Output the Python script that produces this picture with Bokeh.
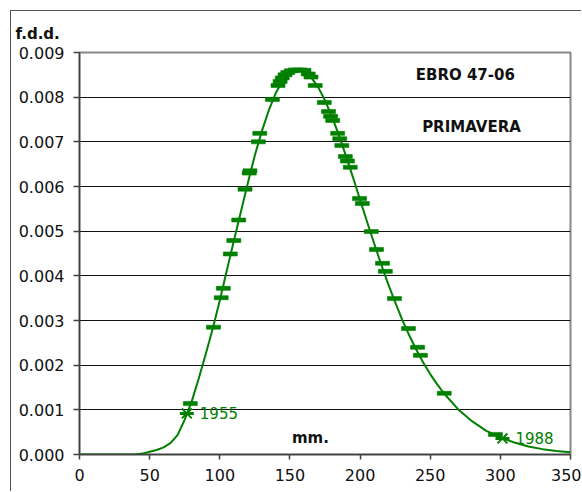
from bokeh.plotting import figure
from bokeh.models import Range1d, FixedTicker, NumeralTickFormatter, Label, ColumnDataSource, InlineStyleSheet
from bokeh.embed import file_html
from bokeh.resources import INLINE

# fitted density curve
curve_x = [0, 10, 20, 30, 40, 45, 50, 55, 60, 65, 70, 75, 80, 85, 90, 95, 100, 105, 110, 115,
           120, 125, 130, 135, 140, 145, 150, 155, 160, 165, 170, 175, 180, 185, 190, 195,
           200, 205, 210, 215, 220, 225, 230, 235, 240, 245, 250, 255, 260, 270, 280, 290,
           300, 310, 320, 330, 340, 350]
curve_y = [0, 0, 0, 0, 0, 0.00002, 0.00006, 0.0001, 0.00016, 0.00026, 0.00044, 0.00078, 0.00119,
           0.0017, 0.00225, 0.00282, 0.00345, 0.00412, 0.00478, 0.00543, 0.00608, 0.0067,
           0.00724, 0.00771, 0.0081, 0.00838, 0.00855, 0.00862, 0.00858, 0.00845, 0.00823,
           0.00793, 0.00756, 0.00714, 0.00668, 0.0062, 0.0057, 0.00521, 0.00473, 0.00426,
           0.00382, 0.00341, 0.00302, 0.00267, 0.00235, 0.00206, 0.0018, 0.00157, 0.00136,
           0.00101, 0.00074, 0.00053, 0.00038, 0.00027, 0.00018, 0.00012, 0.00008, 0.00005]

# observed values (dash markers)
obs_x = [79, 95.5, 101, 102.5, 107.5, 110, 113.5, 118, 121, 121.5, 127.5, 128.5, 137.5,
         141.5, 143, 144.5, 146.5, 148.5, 151, 154, 157, 160, 163, 165, 168,
         174.5, 177.5, 179, 180.5, 184, 185.5, 187, 189.5, 191, 193, 199.6, 201.6, 208,
         211.7, 216, 218, 224.5, 234.5, 241, 243, 260, 296.5]
obs_y = [0.00114, 0.00285, 0.00351, 0.00372, 0.00449, 0.00479, 0.00525, 0.00594, 0.0063,
         0.00635, 0.007, 0.00719, 0.00795, 0.00826, 0.00835, 0.00843, 0.0085, 0.00855,
         0.00859, 0.00861, 0.00861, 0.0086, 0.00852, 0.00845, 0.00826,
         0.00788, 0.00768, 0.00757, 0.00748, 0.00719, 0.00707, 0.00692, 0.00667, 0.00657,
         0.00643, 0.00573, 0.00562, 0.00499, 0.00459, 0.00428, 0.0041, 0.00349, 0.00282,
         0.0024, 0.00222, 0.00137, 0.00045]

# highlighted years
year_x = [76.5, 301.5]
year_y = [0.00092, 0.00036]
year_labels = ["1955", "1988"]

x_ticks = [0, 50, 100, 150, 200, 250, 300, 350]
y_ticks = [0.000, 0.001, 0.002, 0.003, 0.004, 0.005, 0.006, 0.007, 0.008, 0.009]

GREEN = "#008000"
FONT = "DejaVu Sans"

border_css = InlineStyleSheet(css=":host { border-top: 1px solid #555555; border-left: 1px solid #555555; }")

p = figure(width=571, height=481, output_backend="svg", toolbar_location=None,
           x_range=Range1d(0, 350), y_range=Range1d(0, 0.009),
           min_border_left=68, min_border_top=41, min_border_right=12, min_border_bottom=38,
           title="f.d.d.")
p.margin = (10, 0, 0, 10)
p.stylesheets = [border_css]

p.title.align = "left"
p.title.offset = -64
p.title.standoff = 20
p.title.text_line_height = 1.0
p.title.text_font = FONT
p.title.text_font_style = "bold"
p.title.text_font_size = "15px"
p.title.text_color = "#111111"

p.background_fill_color = "white"
p.border_fill_color = "white"
p.outline_line_color = "#888888"
p.outline_line_width = 2

p.xgrid.visible = False
p.ygrid.ticker = FixedTicker(ticks=y_ticks[1:])
p.ygrid.grid_line_color = "#111111"
p.ygrid.grid_line_width = 1

for ax in (p.xaxis[0], p.yaxis[0]):
    ax.axis_line_color = "#404040"
    ax.axis_line_width = 1.5
    ax.major_tick_line_color = "#404040"
    ax.major_tick_line_width = 1.5
    ax.minor_tick_line_color = None
    ax.major_label_text_font = FONT
    ax.major_label_text_font_size = "16px"
    ax.major_label_text_color = "#111111"

p.xaxis.ticker = FixedTicker(ticks=x_ticks)
p.xaxis.major_tick_in = 0
p.xaxis.major_tick_out = 5
p.xaxis.major_label_standoff = 9
p.yaxis.ticker = FixedTicker(ticks=y_ticks)
p.yaxis.formatter = NumeralTickFormatter(format="0.000")
p.yaxis.major_tick_in = 0
p.yaxis.major_tick_out = 6
p.yaxis.major_label_standoff = 9

p.line(curve_x, curve_y, line_color=GREEN, line_width=2)

src = ColumnDataSource(dict(x=obs_x, y=obs_y))
p.rect("x", "y", width=14, height=4, width_units="screen", height_units="screen",
       source=src, fill_color=GREEN, line_color=GREEN, line_alpha=0.6)

p.scatter(year_x, year_y, marker="x", size=14, line_color=GREEN, line_width=2)
p.rect(year_x, year_y, width=14, height=3, width_units="screen", height_units="screen",
       fill_color=GREEN, line_color=None)

for xv, yv, t in zip(year_x, year_y, year_labels):
    p.add_layout(Label(x=xv, y=yv, text=t, x_offset=13, y_offset=0,
                       text_baseline="middle", text_align="left", text_color=GREEN,
                       text_font=FONT, text_font_size="15px"))

p.add_layout(Label(x=275, y=0.00849, text="EBRO 47-06", text_align="center",
                   text_baseline="middle", text_font=FONT, text_font_style="bold",
                   text_font_size="15px", text_color="#111111"))
p.add_layout(Label(x=279.4, y=0.00734, text="PRIMAVERA", text_align="center",
                   text_baseline="middle", text_font=FONT, text_font_style="bold",
                   text_font_size="15px", text_color="#111111"))
p.add_layout(Label(x=164.6, y=0.00036, text="mm.", text_align="center",
                   text_baseline="middle", text_font=FONT, text_font_style="bold",
                   text_font_size="15px", text_color="#111111"))

open("out.html", "w").write(file_html(p, INLINE))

━━━━━━━━

**Stated exercise**
Do not copy the pictures, but repeat every line exactly.

**Response**
Output the Python script that produces this picture with Bokeh.
from bokeh.plotting import figure
from bokeh.models import Range1d, FixedTicker, NumeralTickFormatter, Label, ColumnDataSource, InlineStyleSheet
from bokeh.embed import file_html
from bokeh.resources import INLINE

# fitted density curve
curve_x = [0, 10, 20, 30, 40, 45, 50, 55, 60, 65, 70, 75, 80, 85, 90, 95, 100, 105, 110, 115,
           120, 125, 130, 135, 140, 145, 150, 155, 160, 165, 170, 175, 180, 185, 190, 195,
           200, 205, 210, 215, 220, 225, 230, 235, 240, 245, 250, 255, 260, 270, 280, 290,
           300, 310, 320, 330, 340, 350]
curve_y = [0, 0, 0, 0, 0, 0.00002, 0.00006, 0.0001, 0.00016, 0.00026, 0.00044, 0.00078, 0.00119,
           0.0017, 0.00225, 0.00282, 0.00345, 0.00412, 0.00478, 0.00543, 0.00608, 0.0067,
           0.00724, 0.00771, 0.0081, 0.00838, 0.00855, 0.00862, 0.00858, 0.00845, 0.00823,
           0.00793, 0.00756, 0.00714, 0.00668, 0.0062, 0.0057, 0.00521, 0.00473, 0.00426,
           0.00382, 0.00341, 0.00302, 0.00267, 0.00235, 0.00206, 0.0018, 0.00157, 0.00136,
           0.00101, 0.00074, 0.00053, 0.00038, 0.00027, 0.00018, 0.00012, 0.00008, 0.00005]

# observed values (dash markers)
obs_x = [79, 95.5, 101, 102.5, 107.5, 110, 113.5, 118, 121, 121.5, 127.5, 128.5, 137.5,
         141.5, 143, 144.5, 146.5, 148.5, 151, 154, 157, 160, 163, 165, 168,
         174.5, 177.5, 179, 180.5, 184, 185.5, 187, 189.5, 191, 193, 199.6, 201.6, 208,
         211.7, 216, 218, 224.5, 234.5, 241, 243, 260, 296.5]
obs_y = [0.00114, 0.00285, 0.00351, 0.00372, 0.00449, 0.00479, 0.00525, 0.00594, 0.0063,
         0.00635, 0.007, 0.00719, 0.00795, 0.00826, 0.00835, 0.00843, 0.0085, 0.00855,
         0.00859, 0.00861, 0.00861, 0.0086, 0.00852, 0.00845, 0.00826,
         0.00788, 0.00768, 0.00757, 0.00748, 0.00719, 0.00707, 0.00692, 0.00667, 0.00657,
         0.00643, 0.00573, 0.00562, 0.00499, 0.00459, 0.00428, 0.0041, 0.00349, 0.00282,
         0.0024, 0.00222, 0.00137, 0.00045]

# highlighted years
year_x = [76.5, 301.5]
year_y = [0.00092, 0.00036]
year_labels = ["1955", "1988"]

x_ticks = [0, 50, 100, 150, 200, 250, 300, 350]
y_ticks = [0.000, 0.001, 0.002, 0.003, 0.004, 0.005, 0.006, 0.007, 0.008, 0.009]

GREEN = "#008000"
FONT = "DejaVu Sans"

border_css = InlineStyleSheet(css=":host { border-top: 1px solid #555555; border-left: 1px solid #555555; }")

p = figure(width=571, height=481, output_backend="svg", toolbar_location=None,
           x_range=Range1d(0, 350), y_range=Range1d(0, 0.009),
           min_border_left=68, min_border_top=41, min_border_right=12, min_border_bottom=38,
           title="f.d.d.")
p.margin = (10, 0, 0, 10)
p.stylesheets = [border_css]

p.title.align = "left"
p.title.offset = -64
p.title.standoff = 20
p.title.text_line_height = 1.0
p.title.text_font = FONT
p.title.text_font_style = "bold"
p.title.text_font_size = "15px"
p.title.text_color = "#111111"

p.background_fill_color = "white"
p.border_fill_color = "white"
p.outline_line_color = "#888888"
p.outline_line_width = 2

p.xgrid.visible = False
p.ygrid.ticker = FixedTicker(ticks=y_ticks[1:])
p.ygrid.grid_line_color = "#111111"
p.ygrid.grid_line_width = 1

for ax in (p.xaxis[0], p.yaxis[0]):
    ax.axis_line_color = "#404040"
    ax.axis_line_width = 1.5
    ax.major_tick_line_color = "#404040"
    ax.major_tick_line_width = 1.5
    ax.minor_tick_line_color = None
    ax.major_label_text_font = FONT
    ax.major_label_text_font_size = "16px"
    ax.major_label_text_color = "#111111"

p.xaxis.ticker = FixedTicker(ticks=x_ticks)
p.xaxis.major_tick_in = 0
p.xaxis.major_tick_out = 5
p.xaxis.major_label_standoff = 9
p.yaxis.ticker = FixedTicker(ticks=y_ticks)
p.yaxis.formatter = NumeralTickFormatter(format="0.000")
p.yaxis.major_tick_in = 0
p.yaxis.major_tick_out = 6
p.yaxis.major_label_standoff = 9

p.line(curve_x, curve_y, line_color=GREEN, line_width=2)

src = ColumnDataSource(dict(x=obs_x, y=obs_y))
p.rect("x", "y", width=14, height=4, width_units="screen", height_units="screen",
       source=src, fill_color=GREEN, line_color=GREEN, line_alpha=0.6)

p.scatter(year_x, year_y, marker="x", size=14, line_color=GREEN, line_width=2)
p.rect(year_x, year_y, width=14, height=3, width_units="screen", height_units="screen",
       fill_color=GREEN, line_color=None)

for xv, yv, t in zip(year_x, year_y, year_labels):
    p.add_layout(Label(x=xv, y=yv, text=t, x_offset=13, y_offset=0,
                       text_baseline="middle", text_align="left", text_color=GREEN,
                       text_font=FONT, text_font_size="15px"))

p.add_layout(Label(x=275, y=0.00849, text="EBRO 47-06", text_align="center",
                   text_baseline="middle", text_font=FONT, text_font_style="bold",
                   text_font_size="15px", text_color="#111111"))
p.add_layout(Label(x=279.4, y=0.00734, text="PRIMAVERA", text_align="center",
                   text_baseline="middle", text_font=FONT, text_font_style="bold",
                   text_font_size="15px", text_color="#111111"))
p.add_layout(Label(x=164.6, y=0.00036, text="mm.", text_align="center",
                   text_baseline="middle", text_font=FONT, text_font_style="bold",
                   text_font_size="15px", text_color="#111111"))

open("out.html", "w").write(file_html(p, INLINE))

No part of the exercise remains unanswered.